2017: A Record Year for Data Center Investment
September 29, 2017
There is still a full quarter to go in 2017, but already it’s been a record-setting year for the U.S. data center industry* which has generated more business than ever before.
According to a new study, companies have thus far invested $18.2 billion in U.S. data centers, which is double the amount they pulled in last year. At this pace, they are on track to surpass the total amount for the last three years combined.
A big reason for this growth can be attributed to skyrocketing demand for cloud computing, and data — both of which are expected to keep growing significantly over the next several years. Global Internet traffic, it should be noted, has already surpassed a zettabyte of data. And this should triple by as soon as 2021.
Here at Server Technology, we are thrilled to see such heavy investment in U.S. data centers. But we wanted to remind our readers about the need to support their ecosystems with real-time power monitoring at the rack level.
This is important for a few reasons:
Controlling costs: It’s very easy to lose track of expenses in a data center—especially a large one—when you aren’t even aware of how many servers you are running. Real-time power monitoring solutions can provide visibility into data center operations, giving administrators the ability to understand exactly where energy is being allocated. It can be used to identify and eliminate “zombie” servers, or idle machines that tend to go unnoticed but consume large amounts of electricity.
Preventing downtime: IT administrators bank on the fact that UPS systems will seamlessly work when they are needed. Oftentimes, though, they fail to turn on.

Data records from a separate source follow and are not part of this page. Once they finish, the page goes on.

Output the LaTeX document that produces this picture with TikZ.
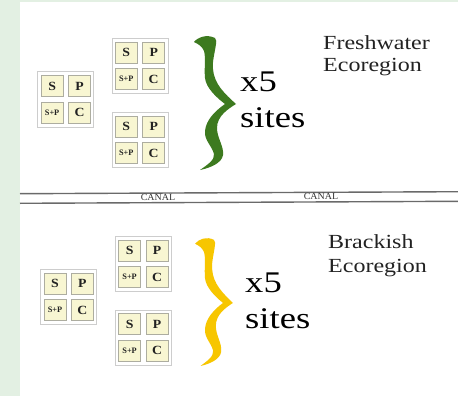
\documentclass[tikz,border=0pt]{standalone}
\usepackage{fontspec}
\setmainfont{Liberation Serif}
\definecolor{bggreen}{HTML}{E3F0E3}
\definecolor{bracegreen}{HTML}{3D7A1F}
\definecolor{braceyellow}{HTML}{F7C600}
\definecolor{cellfill}{HTML}{F8F6D2}
\definecolor{celledge}{HTML}{ADADA0}
\definecolor{outeredge}{HTML}{CDCDCD}
\definecolor{canalgray}{HTML}{6A6A6A}
\definecolor{canaltext}{HTML}{333333}
\definecolor{inkdark}{HTML}{222222}
\tikzset{
  outerbox/.style={draw=outeredge, line width=1pt, fill=white, minimum width=56pt, minimum height=55pt, inner sep=0pt},
  cellbox/.style={draw=celledge, line width=0.9pt, fill=cellfill, minimum width=22pt, minimum height=21pt, inner sep=0pt, text=inkdark, font=\bfseries\fontsize{12.5}{13}\selectfont},
  smallcell/.style={cellbox, font=\bfseries\fontsize{8.3}{9}\selectfont},
  bigtxt/.style={inner sep=0pt, anchor=base west, text=black, font=\fontsize{30}{36}\selectfont},
  regiontxt/.style={inner sep=0pt, anchor=base west, text=inkdark, font=\fontsize{20}{22}\selectfont},
  canaltxt/.style={inner sep=0pt, text=canaltext, font=\fontsize{9.5}{10}\selectfont},
  canalline/.style={draw=canalgray, line width=1.4pt},
  cluster/.pic={
    \node[outerbox] (-o) at (0,0) {};
    \node[cellbox] (-s) at (-13.7,-13.1) {\scalebox{1.1}[1]{S}};
    \node[cellbox] (-p) at (13.7,-13.1) {\scalebox{1.1}[1]{P}};
    \node[smallcell] (-sp) at (-13.7,13.1) {S+P};
    \node[cellbox] (-c) at (13.7,13.1) {\scalebox{1.1}[1]{C}};
  }
}
\newcommand{\bracepath}{%
  (-1,6) .. controls (3,1) and (12,-2) .. (20,2)
  .. controls (22,4) and (21,6) .. (21,8)
  .. controls (20,16) and (17,26) .. (18,33)
  .. controls (19,48) and (30,58) .. (41,68)
  .. controls (33,73) and (22,80) .. (22,92)
  .. controls (22,102) and (29,110) .. (28,119)
  .. controls (27,127) and (15,132) .. (5,134)
  .. controls (12,129) and (20,124) .. (19,118)
  .. controls (17,110) and (9,104) .. (10,95)
  .. controls (11,84) and (20,75) .. (30,68)
  .. controls (22,62) and (11,52) .. (10,42)
  .. controls (9,32) and (11,22) .. (9,15)
  .. controls (7,10) and (3,8) .. (-1,6) -- cycle}
\begin{document}
\begin{tikzpicture}[x=1pt,y=-1pt]
  \useasboundingbox (0,0) rectangle (458,396);
  \fill[bggreen] (0,0) rectangle (458,396);
  \fill[white] (20,2) rectangle (458,396);

  % Freshwater clusters
  \pic (fa) at (65.8,99.5) {cluster};
  \pic (fb) at (140,66) {cluster};
  \pic (fc) at (140,140) {cluster};
  % Brackish clusters
  \pic (ba) at (68.7,297) {cluster};
  \pic (bb) at (143.3,264) {cluster};
  \pic (bc) at (143.3,337.5) {cluster};

  % braces
  \fill[bracegreen, shift={(195,36)}] \bracepath;
  \fill[braceyellow, shift={(196,238)}, xscale=0.9, yscale=0.955] \bracepath;

  % texts
  \node[bigtxt] (fx5) at (240,92) {\scalebox{1.22}[1]{x5}};
  \node[bigtxt] (fsites) at (240,128) {\scalebox{1.22}[1]{sites}};
  \node[bigtxt] (bx5) at (245,292) {\scalebox{1.22}[1]{x5}};
  \node[bigtxt] (bsites) at (245,328) {\scalebox{1.22}[1]{sites}};
  \node[regiontxt] (fw1) at (323,50) {\scalebox{1.2}[1]{Freshwater}};
  \node[regiontxt] (fw2) at (323,72) {\scalebox{1.2}[1]{Ecoregion}};
  \node[regiontxt] (br1) at (328,248) {\scalebox{1.2}[1]{Brackish}};
  \node[regiontxt] (br2) at (328,272) {\scalebox{1.2}[1]{Ecoregion}};

  % canal
  \coordinate (cl1) at (20,193.7);
  \coordinate (cr1) at (458,191.7);
  \coordinate (cl2) at (20,203.3);
  \coordinate (cr2) at (458,201.3);
  \draw[canalline] (cl1) -- (cr1);
  \draw[canalline] (cl2) -- (cr2);
  \node[canaltxt] (canal1) at (158,197.6) {\scalebox{1.05}[1]{CANAL}};
  \node[canaltxt] (canal2) at (321,196.9) {\scalebox{1.05}[1]{CANAL}};
\end{tikzpicture}
\end{document}
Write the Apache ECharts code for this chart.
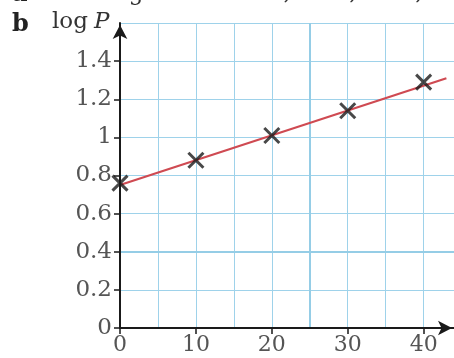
<!DOCTYPE html>
<html><head><meta charset="utf-8">
<script src="https://cdn.jsdelivr.net/npm/echarts@6/dist/echarts.min.js"></script>
<style>html,body{margin:0;padding:0;background:#fff}#c{width:454px;height:358px}</style>
</head><body><div id="c"></div>
<script>
// data
const pointX = [0, 10, 20, 30, 40];
const logP = [0.76, 0.88, 1.01, 1.14, 1.29];
const fitX = [0, 43];
const fitY = [0.75, 1.31];
const xTickLabels = [0, 10, 20, 30, 40];
const yTickLabels = [0, 0.2, 0.4, 0.6, 0.8, 1, 1.2, 1.4];

const serif = '"DejaVu Serif", serif';
const gridColor = '#9ed2ea';
const chart = echarts.init(document.getElementById('c'), null, {renderer: 'canvas'});
const hiddenParts = {axisLine: {show: false}, axisTick: {show: false}, axisLabel: {show: false}};
chart.setOption({
  animation: false,
  backgroundColor: '#fff',
  grid: {left: 120, top: 23, width: 335.5, height: 305},
  xAxis: [{
    type: 'value', min: 0, max: 44, interval: 10, z: 10,
    axisLine: {onZero: true, lineStyle: {color: '#1a1a1a', width: 2}, symbol: ['none', 'arrow'], symbolSize: [11, 14], symbolOffset: [0, -2]},
    axisTick: {show: true, length: 6, inside: false, lineStyle: {color: '#1a1a1a', width: 1.5}, customValues: xTickLabels},
    axisLabel: {customValues: xTickLabels, color: '#555', fontFamily: serif, fontSize: 22, margin: 6},
    splitLine: {show: false}
  }, Object.assign({
    type: 'value', min: 0, max: 44, interval: 5, position: 'top',
    splitLine: {show: true, lineStyle: {color: gridColor, width: 1}}
  }, hiddenParts)],
  yAxis: [{
    type: 'value', min: 0, max: 1.6, interval: 0.2, z: 10,
    axisLine: {onZero: true, lineStyle: {color: '#1a1a1a', width: 2}, symbol: ['none', 'arrow'], symbolSize: [11, 14], symbolOffset: [0, -2]},
    axisTick: {show: true, length: 6, lineStyle: {color: '#1a1a1a', width: 1.5}, customValues: yTickLabels},
    axisLabel: {customValues: yTickLabels, color: '#555', fontFamily: serif, fontSize: 23, margin: 8,
      formatter: v => String(+(+v).toFixed(1))},
    splitLine: {show: false}
  }, Object.assign({
    type: 'value', min: 0, max: 1.6, interval: 0.2, position: 'right',
    splitLine: {show: true, lineStyle: {color: gridColor, width: 1}}
  }, hiddenParts)],
  graphic: [
    {type: 'text', left: 12, top: 13, style: {text: 'b', font: 'bold 24px "DejaVu Serif", serif', fill: '#222'}},
    {type: 'text', left: 52, top: 11, style: {text: 'log', font: '23px "DejaVu Serif", serif', fill: '#333'}},
    {type: 'text', left: 94, top: 11, style: {text: 'P', font: 'italic 23px "DejaVu Serif", serif', fill: '#333'}},
    {type: 'text', left: 12, top: -17, style: {text: 'a', font: 'bold 24px "DejaVu Serif", serif', fill: '#222'}},
    {type: 'text', left: 52, top: -17, style: {text: 'Missing values 0.88, 1.01, 1.14, 1.29', font: '23px "DejaVu Serif", serif', fill: '#333'}}
  ],
  series: [
    {
      type: 'line', data: fitX.map((x, i) => [x, fitY[i]]), showSymbol: false,
      lineStyle: {color: '#cf4a52', width: 2.2}, z: 3,
      markLine: {silent: true, symbol: 'none', label: {show: false},
        lineStyle: {color: '#95cde6', width: 2, type: 'solid'},
        data: [{xAxis: 25}, {yAxis: 0.4}], z: 1}
    },
    {
      type: 'scatter', data: pointX.map((x, i) => [x, logP[i]]),
      symbol: 'path://M0,0L10,10M10,0L0,10', symbolSize: 15,
      itemStyle: {color: 'none', borderColor: '#1a1a1a', borderWidth: 3}, z: 5
    }
  ]
});
</script></body></html>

Connected power distribution units can be used to perform status checks and maintenance on UPS infrastructure, providing assurance that they are working properly and preventing unexpected downtime.
Sustainability: Data centers are notorious energy hogs, with some large-scale facilities using as much energy as towns or cities. As such, sustainability has become a top priority for data center administrators—particularly federal organizations. Data centers can use connected PDUs to track progress and prove that they are taking active measures to reduce emissions.